## WHAT TO DO
Identify each line containing the word "this" and copy it.

===== EXTRACTED DATA =====

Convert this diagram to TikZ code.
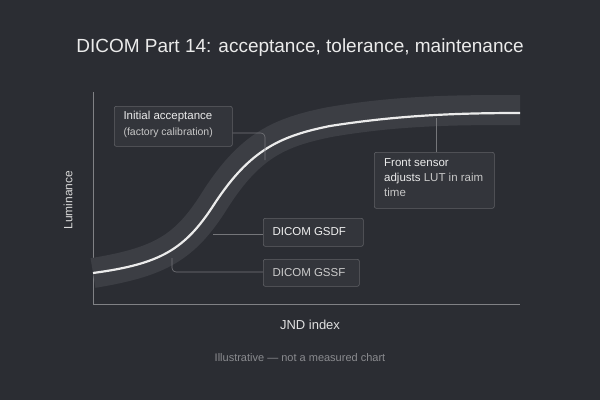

=====
===== EXTRACTED DATA =====

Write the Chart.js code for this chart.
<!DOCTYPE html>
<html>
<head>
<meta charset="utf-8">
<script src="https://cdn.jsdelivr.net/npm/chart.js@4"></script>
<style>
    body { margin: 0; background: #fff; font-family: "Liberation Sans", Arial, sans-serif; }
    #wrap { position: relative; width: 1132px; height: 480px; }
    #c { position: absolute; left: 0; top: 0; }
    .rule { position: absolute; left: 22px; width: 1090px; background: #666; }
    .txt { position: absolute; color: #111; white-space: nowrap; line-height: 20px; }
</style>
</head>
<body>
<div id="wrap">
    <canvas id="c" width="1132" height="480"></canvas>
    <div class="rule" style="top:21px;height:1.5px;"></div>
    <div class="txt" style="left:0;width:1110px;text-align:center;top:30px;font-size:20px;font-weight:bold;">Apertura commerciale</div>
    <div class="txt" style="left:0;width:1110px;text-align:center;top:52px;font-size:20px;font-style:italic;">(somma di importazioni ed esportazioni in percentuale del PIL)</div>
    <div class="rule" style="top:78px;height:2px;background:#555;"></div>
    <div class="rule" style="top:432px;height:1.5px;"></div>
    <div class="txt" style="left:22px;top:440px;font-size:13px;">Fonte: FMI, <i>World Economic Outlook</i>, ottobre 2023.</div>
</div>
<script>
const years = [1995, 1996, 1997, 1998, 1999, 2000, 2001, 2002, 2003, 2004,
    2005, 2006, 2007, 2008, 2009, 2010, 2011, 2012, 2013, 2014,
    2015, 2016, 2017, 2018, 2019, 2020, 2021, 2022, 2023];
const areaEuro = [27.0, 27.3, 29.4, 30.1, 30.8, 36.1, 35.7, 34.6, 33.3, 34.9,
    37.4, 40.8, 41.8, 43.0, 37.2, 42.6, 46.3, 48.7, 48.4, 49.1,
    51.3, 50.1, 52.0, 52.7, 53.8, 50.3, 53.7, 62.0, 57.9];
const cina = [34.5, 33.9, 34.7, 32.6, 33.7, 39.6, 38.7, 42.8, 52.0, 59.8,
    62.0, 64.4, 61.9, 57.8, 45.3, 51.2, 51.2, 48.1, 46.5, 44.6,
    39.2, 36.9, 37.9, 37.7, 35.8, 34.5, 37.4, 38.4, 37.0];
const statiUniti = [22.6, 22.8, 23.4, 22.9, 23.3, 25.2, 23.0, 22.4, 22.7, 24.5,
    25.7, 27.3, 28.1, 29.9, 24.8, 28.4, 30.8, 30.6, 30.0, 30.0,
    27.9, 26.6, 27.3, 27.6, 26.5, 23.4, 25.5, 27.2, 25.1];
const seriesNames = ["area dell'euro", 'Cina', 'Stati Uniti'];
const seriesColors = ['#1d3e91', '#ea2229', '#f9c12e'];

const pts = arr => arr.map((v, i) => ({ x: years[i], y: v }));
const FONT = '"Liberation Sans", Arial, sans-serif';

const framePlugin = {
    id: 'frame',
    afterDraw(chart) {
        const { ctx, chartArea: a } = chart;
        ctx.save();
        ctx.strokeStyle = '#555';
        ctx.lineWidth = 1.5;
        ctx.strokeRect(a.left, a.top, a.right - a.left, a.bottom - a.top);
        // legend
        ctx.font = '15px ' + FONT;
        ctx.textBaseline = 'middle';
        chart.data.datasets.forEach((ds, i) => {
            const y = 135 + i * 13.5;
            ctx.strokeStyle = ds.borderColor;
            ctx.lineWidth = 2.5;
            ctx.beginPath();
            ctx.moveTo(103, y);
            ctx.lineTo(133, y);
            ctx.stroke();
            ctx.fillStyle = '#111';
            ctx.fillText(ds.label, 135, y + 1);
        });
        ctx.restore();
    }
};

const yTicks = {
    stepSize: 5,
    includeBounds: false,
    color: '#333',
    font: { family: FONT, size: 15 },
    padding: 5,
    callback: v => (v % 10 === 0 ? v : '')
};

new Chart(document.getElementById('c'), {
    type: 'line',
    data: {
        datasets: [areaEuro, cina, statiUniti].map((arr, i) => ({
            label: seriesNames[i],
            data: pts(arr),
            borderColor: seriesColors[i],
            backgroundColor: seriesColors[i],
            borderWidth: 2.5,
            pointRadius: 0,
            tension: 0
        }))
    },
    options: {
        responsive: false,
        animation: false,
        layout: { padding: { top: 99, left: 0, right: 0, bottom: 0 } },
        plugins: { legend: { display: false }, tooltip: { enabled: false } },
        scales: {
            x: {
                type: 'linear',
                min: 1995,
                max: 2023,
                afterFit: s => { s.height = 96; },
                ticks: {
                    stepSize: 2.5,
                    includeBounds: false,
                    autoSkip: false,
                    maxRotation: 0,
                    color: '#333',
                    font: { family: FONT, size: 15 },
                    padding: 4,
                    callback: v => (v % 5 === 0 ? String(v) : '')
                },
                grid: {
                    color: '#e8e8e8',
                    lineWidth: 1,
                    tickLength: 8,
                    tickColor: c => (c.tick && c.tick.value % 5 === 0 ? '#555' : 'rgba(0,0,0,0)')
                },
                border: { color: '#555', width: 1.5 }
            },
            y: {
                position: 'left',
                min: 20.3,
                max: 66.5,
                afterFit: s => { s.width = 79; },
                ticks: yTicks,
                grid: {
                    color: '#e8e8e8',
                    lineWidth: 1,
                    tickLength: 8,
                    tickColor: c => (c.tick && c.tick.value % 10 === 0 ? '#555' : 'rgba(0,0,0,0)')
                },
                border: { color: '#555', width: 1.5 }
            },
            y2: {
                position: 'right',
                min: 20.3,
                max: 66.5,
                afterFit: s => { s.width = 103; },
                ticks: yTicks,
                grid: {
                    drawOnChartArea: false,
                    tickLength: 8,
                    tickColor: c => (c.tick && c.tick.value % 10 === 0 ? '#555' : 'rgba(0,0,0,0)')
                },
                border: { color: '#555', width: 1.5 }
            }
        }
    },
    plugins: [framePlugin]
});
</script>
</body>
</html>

=====

## EXERCISE ANSWER
Convert this diagram to TikZ code.
Write the Chart.js code for this chart.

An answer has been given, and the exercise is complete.